Just trying to drill down more on the Unilin margin there, you know, up very strongly both year-over-year and sequentially, just wondering if you could provide some additional color there what drove the quarter. Then also looking out in the back half of the year, you know given the European holiday and potentially customers trading down with a continued negative mix shift, how do you see the margins kind of playing out there, and should we kind of be expecting a sequential decline there, or can you guys maintain that double-digit margin in Unilin?

Jeff Lorberbaum

Let us see if we can answer that for you. You know, we started out in the first quarter of the year with the sales level down in the period as well as declining, reducing the inventories in the period. As we came into the second quarter we had higher plant operating level, which helped with the sequential volume improvement that went along with it. During the quarter we also had, we are able to reduce some of the marketing and maintenance expenses, which we pushed out. Some of them will hit in the third quarter and impact the third quarter results.

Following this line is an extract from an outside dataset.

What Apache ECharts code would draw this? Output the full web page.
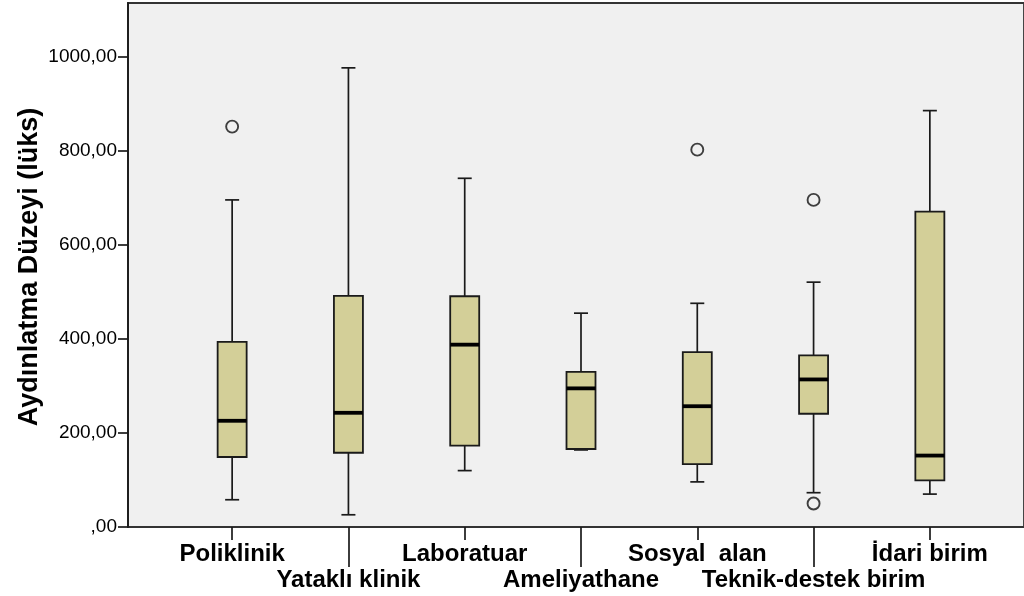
<!DOCTYPE html>
<html>
<head>
<meta charset="utf-8">
<script src="https://cdn.jsdelivr.net/npm/echarts@6/dist/echarts.min.js"></script>
<style>html,body{margin:0;padding:0;background:#fff;}#c{width:1024px;height:596px;}</style>
</head>
<body>
<div id="c"></div>
<script>
const categories = ['Poliklinik', 'Yataklı klinik', 'Laboratuar', 'Ameliyathane', 'Sosyal  alan', 'Teknik-destek birim', 'İdari birim'];
const whiskerLow = [58, 26, 120, 164, 96, 73, 70];
const q1 = [149, 158, 173, 166, 134, 241, 99];
const median = [226, 243, 388, 295, 257, 314, 152];
const q3 = [394, 492, 491, 330, 372, 365, 671];
const whiskerHigh = [696, 977, 742, 455, 476, 521, 886];
const outliers = [[0, 852], [4, 803], [5, 696], [5, 50]];
const yTicks = [0, 200, 400, 600, 800, 1000];
const yTitle = 'Aydınlatma Düzeyi (lüks)';

const boxData = categories.map((c, i) => [i, whiskerLow[i], q1[i], median[i], q3[i], whiskerHigh[i]]);
const FONT = '"Liberation Sans", Arial, sans-serif';
const LINE = '#1a1a1a';

function renderBox(params, api) {
  const i = api.value(0);
  const pLo = api.coord([i, api.value(1)]);
  const pQ1 = api.coord([i, api.value(2)]);
  const pMed = api.coord([i, api.value(3)]);
  const pQ3 = api.coord([i, api.value(4)]);
  const pHi = api.coord([i, api.value(5)]);
  const cx = pMed[0];
  const hw = 14.5, cw = 7;
  const ls = {stroke: LINE, lineWidth: 1.7};
  return {
    type: 'group',
    children: [
      {type: 'line', shape: {x1: cx, y1: pQ1[1], x2: cx, y2: pLo[1]}, style: ls},
      {type: 'line', shape: {x1: cx - cw, y1: pLo[1], x2: cx + cw, y2: pLo[1]}, style: ls},
      {type: 'line', shape: {x1: cx, y1: pQ3[1], x2: cx, y2: pHi[1]}, style: ls},
      {type: 'line', shape: {x1: cx - cw, y1: pHi[1], x2: cx + cw, y2: pHi[1]}, style: ls},
      {type: 'rect', shape: {x: cx - hw, y: pQ3[1], width: hw * 2, height: pQ1[1] - pQ3[1]},
        style: {fill: '#d3cf98', stroke: LINE, lineWidth: 1.8}},
      {type: 'line', shape: {x1: cx - hw, y1: pMed[1], x2: cx + hw, y2: pMed[1]}, style: {stroke: '#000', lineWidth: 3.8}}
    ]
  };
}

const chart = echarts.init(document.getElementById('c'), null, {renderer: 'canvas'});
const yMax = 1115;
chart.setOption({
  animation: false,
  backgroundColor: '#ffffff',
  grid: [
    {left: 128, top: 3, width: 930, height: 524, show: true, backgroundColor: '#f0f0f0', borderColor: '#333', borderWidth: 1.8},
    {left: 174, top: 3, width: 814, height: 524, show: false}
  ],
  xAxis: [
    {gridIndex: 0, type: 'value', show: false, min: 0, max: 1},
    {gridIndex: 1, type: 'category', data: categories, position: 'bottom',
      axisLine: {show: false},
      axisTick: {show: true, alignWithLabel: true, length: 13, interval: (i) => i % 2 === 0, lineStyle: {color: LINE, width: 1.7}},
      axisLabel: {interval: (i) => i % 2 === 0, margin: 15, color: '#000', fontFamily: FONT, fontWeight: 'bold', fontSize: 24, lineHeight: 24},
      splitLine: {show: false}},
    {gridIndex: 1, type: 'category', data: categories, position: 'bottom',
      axisLine: {show: false},
      axisTick: {show: true, alignWithLabel: true, length: 40, interval: (i) => i % 2 === 1, lineStyle: {color: LINE, width: 1.7}},
      axisLabel: {interval: (i) => i % 2 === 1, margin: 41, color: '#000', fontFamily: FONT, fontWeight: 'bold', fontSize: 24, lineHeight: 24},
      splitLine: {show: false}}
  ],
  yAxis: [
    {gridIndex: 0, type: 'value', min: 0, max: yMax, interval: 200,
      axisLine: {show: true, lineStyle: {color: LINE, width: 1.8}},
      axisTick: {show: true, length: 10, lineStyle: {color: LINE, width: 1.7},
        customValues: yTicks},
      axisLabel: {margin: 11, color: '#000', fontFamily: FONT, fontSize: 19,
        customValues: yTicks,
        formatter: (v) => (v === 0 ? ',00' : v + ',00')},
      splitLine: {show: false}},
    {gridIndex: 1, type: 'value', min: 0, max: yMax, show: false}
  ],
  graphic: [
    {type: 'text', x: 30, y: 267, rotation: Math.PI / 2,
      style: {text: yTitle, font: 'bold 27px "Liberation Sans", Arial, sans-serif', fill: '#000', textAlign: 'center', textVerticalAlign: 'middle'}}
  ],
  series: [
    {type: 'custom', xAxisIndex: 1, yAxisIndex: 1, renderItem: renderBox,
      encode: {x: 0, y: [1, 2, 3, 4, 5]}, data: boxData, z: 3},
    {type: 'scatter', xAxisIndex: 1, yAxisIndex: 1, data: outliers, symbol: 'circle', symbolSize: 12,
      itemStyle: {color: 'rgba(0,0,0,0)', borderColor: '#111', borderWidth: 1.9}, z: 4}
  ]
});
</script>
</body>
</html>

In addition, we have had some lower raw material costs in the quarter, and signed some new licenses as well during the period. As we look forward, we don't believe that we can sustain these unusually good results that we had in the period. What we believe is that the third quarter is going to be, after the struggle with the holiday impacts in Europe's and we're making the assumptions that the volume is going to be impacted a little more than usual, and the downtime because of the inventory levels, and normal other things would be run less, so we will run the plants less than we had in the second quarter. In addition, we are assuming that there is continued pressure in market pricing, especially in the board part of our business.

And then we talked about the cuts in marketing and maintenance costs being pushed from the second quarter, some of those falling into the third, and then the royalties, which we get, we are assuming the industry volumes going to continue under pressure and impact those. So we think that the margin sequentially will not be able to be maintained at those highs levels.